R: La volontà di mantenere i legami era forte ed era importante anche per una ragione economica. Le difficoltà non mancavano e pur vivendo abbastanza bene, non era tutto rose e fiori. La Provincia di Trento rimborsava le spese sostenute per le nostre adunanze e per i regali ai bambini in occasione dell’Epifania. Ricordo che ogni anno, in occasione della consulta, veniva in Svizzera Domenico Fedel, allora consigliere, incaricato dalla Provincia di  verificare lo stato della comunità trentina.

Nel 1969, poiché per gli immigrati trentini in Svizzera era forte il bisogno di mantenere un contatto con la propria terra d’origine,  s’istituì l’ “Unione famiglie trentine all’estero”, una realtà che diede modo di rafforzare la collaborazione con le istituzioni e che fu presa come modello anche da altre regioni. Per alcuni anni, tra l’altro, ne feci parte come membro del Consiglio direttivo, mentre ora proseguo l’impegno come socio e probiviro.

D: Com’era uno stipendio medio in rapporto al costo della vita?

R: Lo stipendio medio lordo era molto buono,  ma non sufficientemente alto in considerazione del costo degli affitti e di altre spese, come ad esempio la cassa malati obbligatoria (l'assistenza sanitaria era privata). Senza contare che si doveva versare all'Italia la “rimessa degli emigrati”.

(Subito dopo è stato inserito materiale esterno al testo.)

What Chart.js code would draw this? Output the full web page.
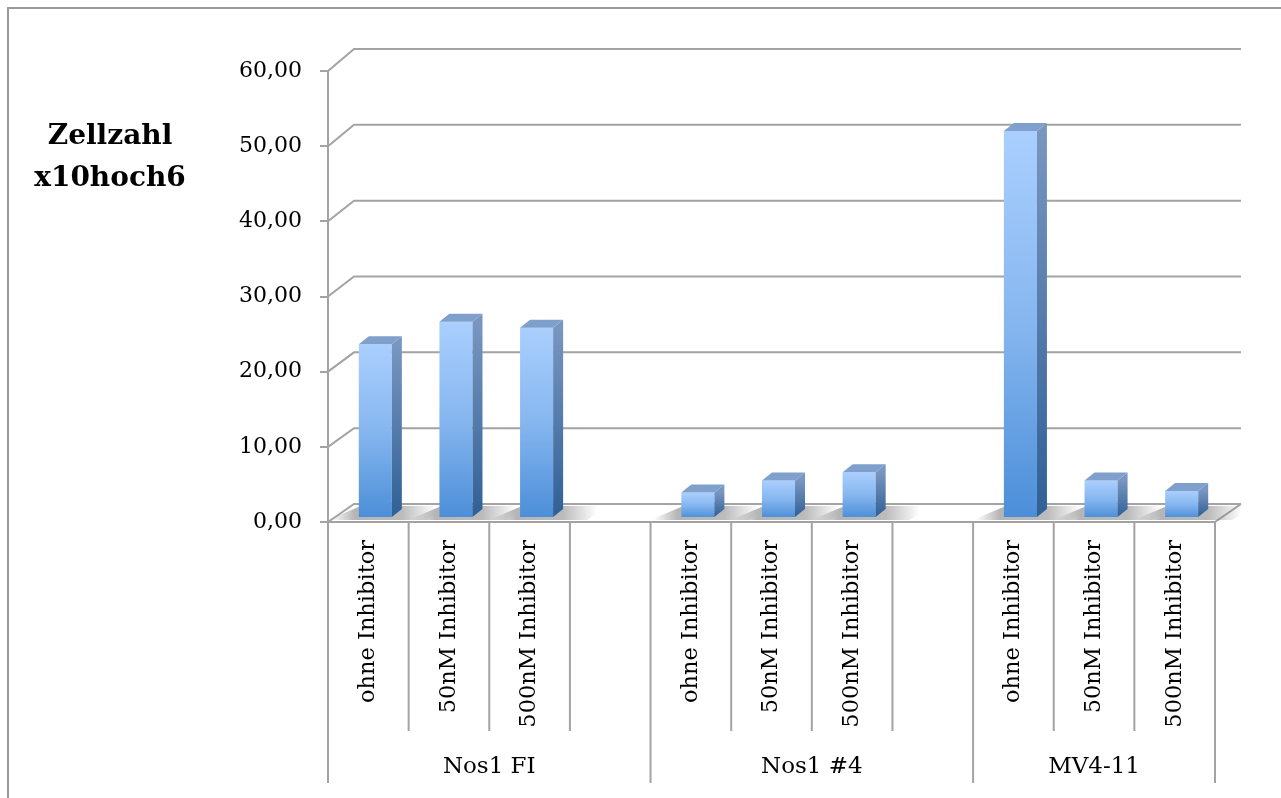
<!DOCTYPE html>
<html lang="de">
<head>
    <meta charset="UTF-8">
    <title>Zellzahl x10hoch6</title>
    <script src="https://cdn.jsdelivr.net/npm/chart.js"></script>
    <style>
        html, body { margin: 0; padding: 0; background: #fff; }
        canvas { display: block; }
    </style>
</head>
<body>
    <canvas id="zellChart" width="1281" height="798"></canvas>

    <script>
        // data
        const categories = [
            'ohne Inhibitor', '50nM Inhibitor', '500nM Inhibitor', '',
            'ohne Inhibitor', '50nM Inhibitor', '500nM Inhibitor', '',
            'ohne Inhibitor', '50nM Inhibitor', '500nM Inhibitor'
        ];
        const groups = ['Nos1 FI', 'Nos1 #4', 'MV4-11'];
        const groupSizes = [4, 4, 3];
        const zellzahl = [23.1, 26.1, 25.3, null, 3.4, 5.0, 6.1, null, 51.5, 5.0, 3.6];
        const yTicks = [0, 10, 20, 30, 40, 50, 60];

        const GRID = '#a3a3a3';
        const SERIF = '"DejaVu Serif", serif';
        const wall = { dx: 26, dyBottom: 18, dyTop: 22 };
        const bar3d = { dx: 10, dy: 8, shiftX: 7, shiftY: -4 };

        function backOffset(py, a) {
            const f = (a.bottom - py) / (a.bottom - a.top);
            return wall.dyBottom + (wall.dyTop - wall.dyBottom) * f;
        }

        const fmt = v => v.toFixed(2).replace('.', ',');

        const chart3d = {
            id: 'chart3d',
            beforeDatasetsDraw(chart) {
                const { ctx, chartArea: a, scales: { y } } = chart;
                ctx.save();
                ctx.strokeStyle = GRID;
                ctx.lineWidth = 2;
                // back wall gridlines with the slanted side edge
                yTicks.forEach(v => {
                    const py = y.getPixelForValue(v);
                    const off = backOffset(py, a);
                    ctx.beginPath();
                    ctx.moveTo(a.left, py);
                    ctx.lineTo(a.left + wall.dx, py - off);
                    ctx.lineTo(a.right + wall.dx, py - off);
                    ctx.stroke();
                });
                // floor right edge
                const py0 = y.getPixelForValue(0);
                const back0 = py0 - backOffset(py0, a);
                ctx.beginPath();
                ctx.moveTo(a.right, py0);
                ctx.lineTo(a.right + wall.dx, back0);
                ctx.stroke();

                // shadows on the floor, a slanted band under each bar
                const meta = chart.getDatasetMeta(0);
                const front = py0 - 2, back = back0 + 2;
                const slant = wall.dx * (py0 - front) / (py0 - back0);
                meta.data.forEach((bar, i) => {
                    if (zellzahl[i] == null) return;
                    const { x, width } = bar.getProps(['x', 'width'], true);
                    const l = x - width / 2 + bar3d.shiftX;
                    const r = x + width / 2 + bar3d.shiftX + bar3d.dx;
                    const x0 = l - 28, x1 = r + 34;
                    const g = ctx.createLinearGradient(x0, 0, x1, 0);
                    const span = x1 - x0;
                    g.addColorStop(0, 'rgba(120,120,120,0)');
                    g.addColorStop((l - 4 - x0) / span, 'rgba(120,120,120,0.55)');
                    g.addColorStop((r - x0) / span, 'rgba(120,120,120,0.5)');
                    g.addColorStop(1, 'rgba(120,120,120,0)');
                    ctx.fillStyle = g;
                    ctx.beginPath();
                    ctx.moveTo(x0 + slant - 6, front);
                    ctx.lineTo(x1 - 10, front);
                    ctx.lineTo(x1 + wall.dx - 14, back);
                    ctx.lineTo(x0 + wall.dx + 4, back);
                    ctx.closePath();
                    ctx.fill();
                });
                ctx.restore();

                ctx.save();
                ctx.translate(bar3d.shiftX, bar3d.shiftY);
            },
            afterDatasetsDraw(chart) {
                const { ctx, chartArea: a, scales: { x, y } } = chart;
                const meta = chart.getDatasetMeta(0);
                meta.data.forEach((bar, i) => {
                    if (zellzahl[i] == null) return;
                    const p = bar.getProps(['x', 'y', 'base', 'width'], true);
                    const l = p.x - p.width / 2, r = p.x + p.width / 2;
                    // side face
                    const gs = ctx.createLinearGradient(0, p.y, 0, p.base);
                    gs.addColorStop(0, '#7896c0');
                    gs.addColorStop(1, '#2f6096');
                    ctx.fillStyle = gs;
                    ctx.beginPath();
                    ctx.moveTo(r, p.y);
                    ctx.lineTo(r + bar3d.dx, p.y - bar3d.dy);
                    ctx.lineTo(r + bar3d.dx, p.base - bar3d.dy);
                    ctx.lineTo(r, p.base);
                    ctx.closePath();
                    ctx.fill();
                    // top face
                    ctx.fillStyle = '#7f9fcd';
                    ctx.beginPath();
                    ctx.moveTo(l, p.y);
                    ctx.lineTo(l + bar3d.dx, p.y - bar3d.dy);
                    ctx.lineTo(r + bar3d.dx, p.y - bar3d.dy);
                    ctx.lineTo(r, p.y);
                    ctx.closePath();
                    ctx.fill();
                });
                ctx.restore();

                ctx.save();
                const py0 = y.getPixelForValue(0);
                const slot = (a.right - a.left) / categories.length;
                ctx.strokeStyle = GRID;
                ctx.lineWidth = 2;
                // front edge of floor / x axis
                ctx.beginPath();
                ctx.moveTo(a.left, py0);
                ctx.lineTo(a.right, py0);
                ctx.stroke();

                // category and group dividers
                const groupEdges = [0];
                groupSizes.forEach(n => groupEdges.push(groupEdges[groupEdges.length - 1] + n));
                for (let i = 0; i <= categories.length; i++) {
                    const px = x.getPixelForValue(Math.min(i, categories.length - 1)) +
                        (i === categories.length ? slot / 2 : -slot / 2);
                    const isGroup = groupEdges.includes(i);
                    ctx.beginPath();
                    ctx.moveTo(px, py0);
                    ctx.lineTo(px, py0 + (isGroup ? 261 : 209));
                    ctx.stroke();
                }

                // group labels
                ctx.fillStyle = '#000';
                ctx.font = '23px ' + SERIF;
                ctx.textAlign = 'center';
                ctx.textBaseline = 'middle';
                groups.forEach((g, gi) => {
                    const first = groupEdges[gi];
                    const last = groupEdges[gi + 1] - 1;
                    const cx = (x.getPixelForValue(first) + x.getPixelForValue(last)) / 2;
                    ctx.fillText(g, cx, py0 + 245);
                });

                // y axis title
                ctx.font = 'bold 28px ' + SERIF;
                ctx.textBaseline = 'alphabetic';
                ctx.fillText('Zellzahl', 110, 144);
                ctx.fillText('x10hoch6', 110, 186);

                // outer frame (top and left edges)
                ctx.strokeStyle = '#9a9a9a';
                ctx.beginPath();
                ctx.moveTo(chart.width, 8);
                ctx.lineTo(8, 8);
                ctx.lineTo(8, chart.height);
                ctx.stroke();
                ctx.restore();
            }
        };

        const ctx = document.getElementById('zellChart').getContext('2d');
        new Chart(ctx, {
            type: 'bar',
            data: {
                labels: categories,
                datasets: [{
                    label: 'Zellzahl',
                    data: zellzahl,
                    barPercentage: 0.41,
                    categoryPercentage: 1.0,
                    borderWidth: 0,
                    backgroundColor(c) {
                        const ch = c.chart;
                        if (!ch.chartArea || c.raw == null) return '#6fa8ea';
                        const top = ch.scales.y.getPixelForValue(c.raw);
                        const bot = ch.scales.y.getPixelForValue(0);
                        const g = ch.ctx.createLinearGradient(0, top, 0, bot);
                        g.addColorStop(0, '#aacffe');
                        g.addColorStop(0.5, '#86b6ef');
                        g.addColorStop(1, '#4b8ed8');
                        return g;
                    }
                }]
            },
            options: {
                responsive: false,
                animation: false,
                layout: { padding: { left: 0, top: 71, right: 66, bottom: 0 } },
                plugins: {
                    legend: { display: false },
                    tooltip: { enabled: false }
                },
                scales: {
                    x: {
                        grid: { display: false, drawTicks: false },
                        border: { display: false },
                        ticks: {
                            autoSkip: false,
                            minRotation: 90,
                            maxRotation: 90,
                            padding: 18,
                            color: '#000',
                            font: { family: SERIF, size: 22.5 }
                        },
                        afterFit(s) { s.height = 276; }
                    },
                    y: {
                        min: 0,
                        max: 60,
                        grid: {
                            drawOnChartArea: false,
                            tickLength: 8,
                            color: GRID,
                            lineWidth: 2
                        },
                        border: { color: GRID, width: 2 },
                        ticks: {
                            stepSize: 10,
                            padding: 18,
                            color: '#000',
                            font: { family: SERIF, size: 22 },
                            callback: v => fmt(v)
                        },
                        afterFit(s) { s.width = 328; }
                    }
                }
            },
            plugins: [chart3d]
        });
    </script>
</body>
</html>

D: Lei ritiene che la Svizzera debba  essere riconoscente agli immigrati trentini e, più in generale, a quelli italiani?

R: Gli immigrati italiani sono quelli che hanno fatto la nuova Svizzera, un Paese che prima basava la propria economia sull'agricoltura e che con l'avvento dell'emigrazione dall'Europa, grazie alla manodopera entrante, ha potuto avviare e incrementare lo sviluppo industriale. I lombardi erano esperti in meccanica, i veneti erano soprattutto gessini e muratori, i trentini erano impegnati specialmente nel settore secondario, quello alberghiero in particolar modo. Sì, direi proprio che se, da una parte,  la Svizzera ci ha aiutato dandoci la possibilità di lavorare, dall’altra,  per quello che è diventata e per come è cresciuta,  può essere riconoscente anche a noi trentini.

D: In quale momento e per quale motivo ritornò a Gardolo?

R: Nel 1990 andai in pensione. Negli anni precedenti,  oltre che con gli immigrati, mi ero impegnato in altre attività. Membro del Consiglio Pastorale della Missione cattolica, avevo anche ricevuto l’incarico di Presidente della Colonia libera italiana del Cantone di Zurigo. Insomma, mi ero inserito molto bene nella comunità locale. Tuttavia, si sa, il richiamo alla terra natìa può  essere forte per chi emigra.

Così siamo tornati, ci siamo fatti la casa a Gardolo e da qui, guardando la televisione svizzera, ancora oggi continuiamo a seguire le  vicende di questa terra. Ma non ho mai scordato i tanti trentini conosciuti lì e che porto ancora nel cuore.

D: Insomma tanto lavoro e altrettante soddisfazioni…

R: Sicuramente. E per l’impegno a favore degli immigrati, nel 1984 ho ottenuto il  titolo di Cavaliere della Repubblica. Tra le tante soddisfazioni,  anche la possibilità di girare il mondo, per incontrare altre comunità trentine, ma anche per il puro piacere di viaggiare.

Alzandosi dal divano, Renzo si dirige verso una vetrina che custodisce la collezione di minerali, per i quali ha una vera e propria passione. Estrae  due piccole pietre e torna a sedersi. Mi mostra quella bianca, muovendola con le dita.

R: Vede, questa è una “pietra di luna” e viene dall’India. Comunque la si giri, emette luce. Quest’altra invece si chiama “pietra di sole” e viene dalla Norvegia.

La prima, secondo una credenza popolare, veniva usata dagli antichi per catturare l'energia lunare ed offre particolari e suggestivi giochi di luce. Pare richiami l’energia materna, la tranquillità del grembo, procurando calma, pace , equilibrio. La pietra di sole, invece, dovrebbe incoraggiare una visione ottimistica della vita.

Prima di salutarci, ricevo in  omaggio il souvenir di un viaggio in Indonesia, il guscio  porcellanoso e lucido di una ciprea, mollusco che, a seconda della latitudine, viene associato all’immortalità,  alla luna e all’elemento femminile, per scongiurare l’infertilità e le difficoltà del parto.

Che dire? Sorrido, felice e un po’ divertita per questo dono inaspettato e, nel congedarmi, porto con me  l’entusiasmo del signor Uber e la sua gioia nel trasmettere ricordi che gli illuminano gli occhi. Non so se la pietra di luna contribuisca a creare questo effetto. Di sicuro sarebbe bello ed auspicabile, penso allontanandomi,  che i giovani immigrati residenti nel nostro Trentino, potessero un giorno  raccontare a qualcuno la propria  vita con lo sguardo carico della stessa luce.